The shopkeeper looked at him in blank amazement; he was perplexed, and he, too, was alarmed. Father Grigory had never in his life spoken in such a tone to a leading resident of Verhny Zaprudy.

Doesn’t this perplexity on Andrey’s part make the story even more compelling? It’s like the surprise one feels in a dream: Me? You’re calling me over? Me? How could you be calling me? I didn’t do anything!

Both were silent for a minute, staring into each other’s face. The shopkeeper’s amazement was so great that his fat face spread in all directions like spilt dough.

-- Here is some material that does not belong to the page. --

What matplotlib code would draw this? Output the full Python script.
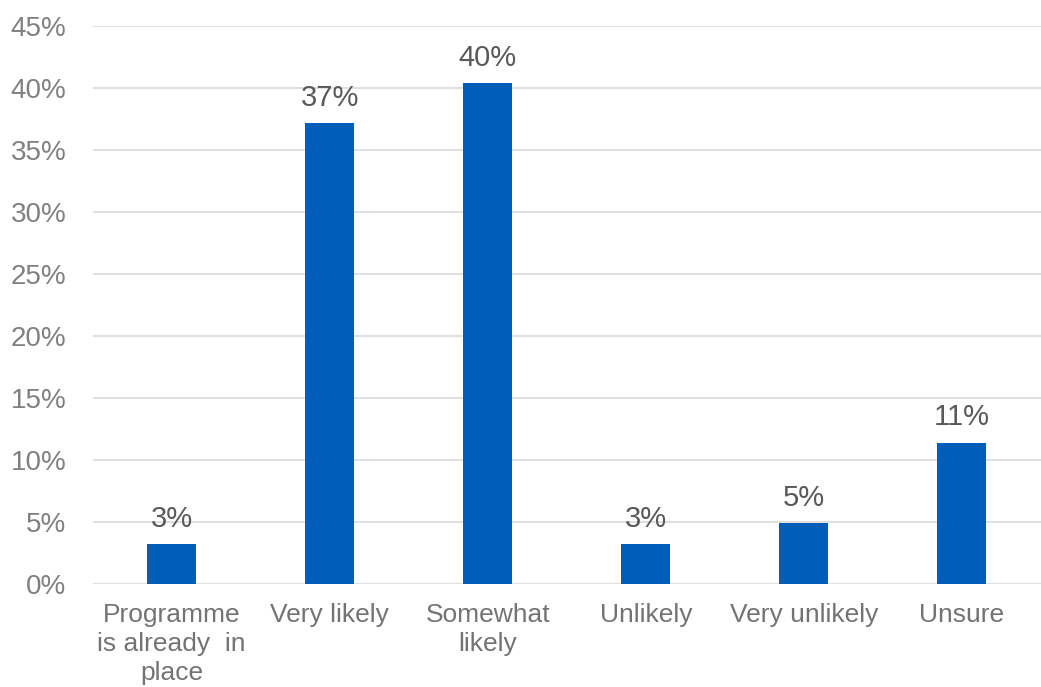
import matplotlib
matplotlib.use('agg')
import matplotlib.pyplot as plt
from matplotlib.ticker import PercentFormatter

categories = ['Programme\nis already  in\nplace', 'Very likely', 'Somewhat\nlikely',
              'Unlikely', 'Very unlikely', 'Unsure']
values = [3.2, 37.2, 40.4, 3.2, 4.9, 11.4]
labels = ['3%', '37%', '40%', '3%', '5%', '11%']
yticks = [0, 5, 10, 15, 20, 25, 30, 35, 40, 45]


def main():
    plt.rcParams['font.family'] = ['Liberation Sans', 'DejaVu Sans']
    fig = plt.figure(figsize=(10.41, 6.87), dpi=100)
    ax = fig.add_axes([0.089, 0.15, 0.911, 0.812])

    x = range(len(categories))
    ax.bar(x, values, width=0.31, color='#005EB8', zorder=3)
    for xi, v, lab in zip(x, values, labels):
        ax.text(xi, v + 0.9, lab, ha='center', va='bottom',
                fontsize=21, color='#595959')

    ax.set_xlim(-0.5, len(categories) - 0.5)
    ax.set_ylim(0, 45)
    ax.set_yticks(yticks)
    ax.yaxis.set_major_formatter(PercentFormatter(decimals=0))
    ax.set_xticks(list(x))
    ax.set_xticklabels(categories, linespacing=1.26)
    ax.tick_params(axis='x', length=0, labelsize=19, colors='#737373', pad=14)
    ax.tick_params(axis='y', length=0, labelsize=20, colors='#808080', pad=19)
    ax.grid(axis='y', color='#d9d9d9', lw=1.2, zorder=0)
    for s in ax.spines.values():
        s.set_visible(False)

    plt.savefig('out.png', dpi=100)


if __name__ == '__main__':
    main()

Chekhov already gave us Andrey’s great distinctive face, and now we get to enjoy it again.

“How dared you?” repeated the priest.

“Wha… what?” asked Andrey Andreyich in bewilderment.

“You don’t understand?” whispered Father Grigory, stepping back in astonishment and clasping his hands. “What have you got on your shoulders, a head or some other object? You send a note up to the altar, and write a word in it which it would be unseemly even to utter in the street! Why are you rolling your eyes? Surely you know the meaning of the word?”

“Are you referring to the word harlot?” muttered the shopkeeper, flushing crimson and blinking. “But you know, the Lord in His mercy… forgave this very thing,… forgave a harlot…. He has prepared a place for her, and indeed from the life of the holy saint, Mariya of Egypt, one may see in what sense the word is used—excuse me…”

The shopkeeper wanted to bring forward some other argument in his justification, but took fright and wiped his lips with his sleeve.

Andrey’s fright is not the resistance or anger that we might have been expecting. He doesn’t understand why Father Grigory is so mad!

“So that’s what you make of it!” cried Father Grigory, clasping his hands. “But you see God has forgiven her—do you understand? He has forgiven, but you judge her, you slander her, call her by an unseemly name, and whom! Your own deceased daughter! Not only in Holy Scripture, but even in worldly literature you won’t read of such a sin! I tell you again, Andrey, you mustn’t be over-subtle! No, no, you mustn’t be over-subtle, brother! If God has given you an inquiring mind, and if you cannot direct it, better not go into things…. Don’t go into things, and hold your peace!”